*INFORMATION SUPPLIED*
================================

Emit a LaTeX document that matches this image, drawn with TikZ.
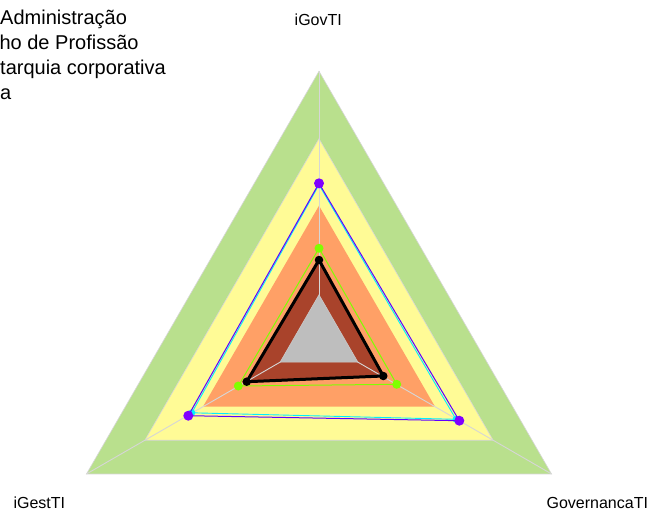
\documentclass[tikz,border=0pt]{standalone}
\usepackage{fontspec}
\setmainfont{Liberation Sans}
\definecolor{bandgreen}{HTML}{B9E08D}
\definecolor{bandyellow}{HTML}{FFFB96}
\definecolor{bandorange}{HTML}{FFA066}
\definecolor{bandbrown}{HTML}{A9432B}
\definecolor{bandgray}{HTML}{BEBEBE}
\definecolor{axisgray}{HTML}{D6D6D6}
\definecolor{serpurple}{HTML}{7F00FF}
\definecolor{sercyan}{HTML}{00F0FF}
\definecolor{sergreen}{HTML}{80FF00}
\tikzset{
  band/.style={draw=axisgray, line width=0.6pt},
  axisline/.style={draw=axisgray, line width=0.9pt},
  titletext/.style={anchor=base west, inner sep=0pt, font=\fontsize{20}{24}\selectfont},
  axislabel/.style={anchor=base, inner sep=0pt, font=\fontsize{16}{19}\selectfont},
  dotmark/.style={circle, inner sep=0pt, minimum size=#1},
}
\begin{document}
\begin{tikzpicture}[x=1pt,y=-1pt]
\useasboundingbox (0,0) rectangle (650,511);
\fill[white] (0,0) rectangle (650,511);
% centre and outer vertices
\coordinate (C) at (319,339.7);
\coordinate (GT) at (319,71.2);
\coordinate (GL) at (86.5,473.95);
\coordinate (GR) at (551.5,473.95);
\coordinate (YT) at (319,138.7);
\coordinate (YL) at (144.9,440.2);
\coordinate (YR) at (493.1,440.2);
\coordinate (OT) at (319,205.7);
\coordinate (OL) at (202.95,406.7);
\coordinate (OR) at (435.05,406.7);
\coordinate (AT) at (319,294.7);
\coordinate (AL) at (280.03,362.2);
\coordinate (AR) at (357.97,362.2);
% bands
\fill[bandgreen, band] (GT) -- (GL) -- (GR) -- cycle;
\fill[bandyellow, band] (YT) -- (YL) -- (YR) -- cycle;
\fill[bandorange] (OT) -- (OL) -- (OR) -- cycle;
% black series points
\coordinate (KT) at (319,260);
\coordinate (KL) at (246.7,381.7);
\coordinate (KR) at (383.3,376);
\fill[bandbrown] (KT) -- (KL) -- (KR) -- cycle;
% axes
\draw[axisline] (C) -- (GT);
\draw[axisline] (C) -- (GL);
\draw[axisline] (C) -- (GR);
\fill[bandgray, draw=axisgray!60!bandgray, line width=0.5pt] (AT) -- (AL) -- (AR) -- cycle;
% green series
\coordinate (ET) at (319,248.3);
\coordinate (EL) at (238.3,386);
\coordinate (ER) at (396.7,384.3);
\draw[sergreen, line width=1pt] (ET) -- (EL) -- (ER) -- cycle;
% cyan series
\coordinate (QT) at (319,184.8);
\coordinate (QL) at (191.8,412.8);
\coordinate (QR) at (456,419.3);
\draw[sercyan, line width=0.9pt] (QT) -- (QL) -- (QR) -- cycle;
\foreach \p in {QT,QL,QR} \node[dotmark=7pt, fill=sercyan] at (\p) {};
% purple series
\coordinate (PT) at (319,183.3);
\coordinate (PL) at (188.3,415.7);
\coordinate (PR) at (459.3,420.7);
\draw[serpurple!75!blue, line width=1pt] (PT) -- (PL) -- (PR) -- cycle;
\node[dotmark=10pt, fill=serpurple] (pt) at (PT) {};
\node[dotmark=10pt, fill=serpurple] (pl) at (PL) {};
\node[dotmark=10pt, fill=serpurple] (pr) at (PR) {};
% green dots
\node[dotmark=9pt, fill=sergreen] (et) at (ET) {};
\node[dotmark=9pt, fill=sergreen] (el) at (EL) {};
\node[dotmark=9pt, fill=sergreen] (er) at (ER) {};
% black series line
\draw[black, line width=3pt, line join=round] (KT) -- (KL) -- (KR) -- cycle;
\node[dotmark=8.5pt, fill=black] (kt) at (KT) {};
\node[dotmark=8.5pt, fill=black] (kl) at (KL) {};
\node[dotmark=8.5pt, fill=black] (kr) at (KR) {};
% labels
\node[axislabel] (lgov) at (318.3,26) {iGovTI};
\node[axislabel] (lgest) at (39.3,508.3) {iGestTI};
\node[axislabel] (lgovern) at (597.3,508.3) {GovernancaTI};
% title
\node[titletext] (t1) at (0,25) {Administração};
\node[titletext] (t2) at (-0.6,50) {ho de Profissão};
\node[titletext] (t3) at (0,74.5) {tarquia corporativa};
\node[titletext] (t4) at (0,99.5) {a};
\end{tikzpicture}
\end{document}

================================

*EXERCISE*
Word for word, quote the lines above. Omit the pictures.

*FULL RESPONSE*
Emit a LaTeX document that matches this image, drawn with TikZ.
\documentclass[tikz,border=0pt]{standalone}
\usepackage{fontspec}
\setmainfont{Liberation Sans}
\definecolor{bandgreen}{HTML}{B9E08D}
\definecolor{bandyellow}{HTML}{FFFB96}
\definecolor{bandorange}{HTML}{FFA066}
\definecolor{bandbrown}{HTML}{A9432B}
\definecolor{bandgray}{HTML}{BEBEBE}
\definecolor{axisgray}{HTML}{D6D6D6}
\definecolor{serpurple}{HTML}{7F00FF}
\definecolor{sercyan}{HTML}{00F0FF}
\definecolor{sergreen}{HTML}{80FF00}
\tikzset{
  band/.style={draw=axisgray, line width=0.6pt},
  axisline/.style={draw=axisgray, line width=0.9pt},
  titletext/.style={anchor=base west, inner sep=0pt, font=\fontsize{20}{24}\selectfont},
  axislabel/.style={anchor=base, inner sep=0pt, font=\fontsize{16}{19}\selectfont},
  dotmark/.style={circle, inner sep=0pt, minimum size=#1},
}
\begin{document}
\begin{tikzpicture}[x=1pt,y=-1pt]
\useasboundingbox (0,0) rectangle (650,511);
\fill[white] (0,0) rectangle (650,511);
% centre and outer vertices
\coordinate (C) at (319,339.7);
\coordinate (GT) at (319,71.2);
\coordinate (GL) at (86.5,473.95);
\coordinate (GR) at (551.5,473.95);
\coordinate (YT) at (319,138.7);
\coordinate (YL) at (144.9,440.2);
\coordinate (YR) at (493.1,440.2);
\coordinate (OT) at (319,205.7);
\coordinate (OL) at (202.95,406.7);
\coordinate (OR) at (435.05,406.7);
\coordinate (AT) at (319,294.7);
\coordinate (AL) at (280.03,362.2);
\coordinate (AR) at (357.97,362.2);
% bands
\fill[bandgreen, band] (GT) -- (GL) -- (GR) -- cycle;
\fill[bandyellow, band] (YT) -- (YL) -- (YR) -- cycle;
\fill[bandorange] (OT) -- (OL) -- (OR) -- cycle;
% black series points
\coordinate (KT) at (319,260);
\coordinate (KL) at (246.7,381.7);
\coordinate (KR) at (383.3,376);
\fill[bandbrown] (KT) -- (KL) -- (KR) -- cycle;
% axes
\draw[axisline] (C) -- (GT);
\draw[axisline] (C) -- (GL);
\draw[axisline] (C) -- (GR);
\fill[bandgray, draw=axisgray!60!bandgray, line width=0.5pt] (AT) -- (AL) -- (AR) -- cycle;
% green series
\coordinate (ET) at (319,248.3);
\coordinate (EL) at (238.3,386);
\coordinate (ER) at (396.7,384.3);
\draw[sergreen, line width=1pt] (ET) -- (EL) -- (ER) -- cycle;
% cyan series
\coordinate (QT) at (319,184.8);
\coordinate (QL) at (191.8,412.8);
\coordinate (QR) at (456,419.3);
\draw[sercyan, line width=0.9pt] (QT) -- (QL) -- (QR) -- cycle;
\foreach \p in {QT,QL,QR} \node[dotmark=7pt, fill=sercyan] at (\p) {};
% purple series
\coordinate (PT) at (319,183.3);
\coordinate (PL) at (188.3,415.7);
\coordinate (PR) at (459.3,420.7);
\draw[serpurple!75!blue, line width=1pt] (PT) -- (PL) -- (PR) -- cycle;
\node[dotmark=10pt, fill=serpurple] (pt) at (PT) {};
\node[dotmark=10pt, fill=serpurple] (pl) at (PL) {};
\node[dotmark=10pt, fill=serpurple] (pr) at (PR) {};
% green dots
\node[dotmark=9pt, fill=sergreen] (et) at (ET) {};
\node[dotmark=9pt, fill=sergreen] (el) at (EL) {};
\node[dotmark=9pt, fill=sergreen] (er) at (ER) {};
% black series line
\draw[black, line width=3pt, line join=round] (KT) -- (KL) -- (KR) -- cycle;
\node[dotmark=8.5pt, fill=black] (kt) at (KT) {};
\node[dotmark=8.5pt, fill=black] (kl) at (KL) {};
\node[dotmark=8.5pt, fill=black] (kr) at (KR) {};
% labels
\node[axislabel] (lgov) at (318.3,26) {iGovTI};
\node[axislabel] (lgest) at (39.3,508.3) {iGestTI};
\node[axislabel] (lgovern) at (597.3,508.3) {GovernancaTI};
% title
\node[titletext] (t1) at (0,25) {Administração};
\node[titletext] (t2) at (-0.6,50) {ho de Profissão};
\node[titletext] (t3) at (0,74.5) {tarquia corporativa};
\node[titletext] (t4) at (0,99.5) {a};
\end{tikzpicture}
\end{document}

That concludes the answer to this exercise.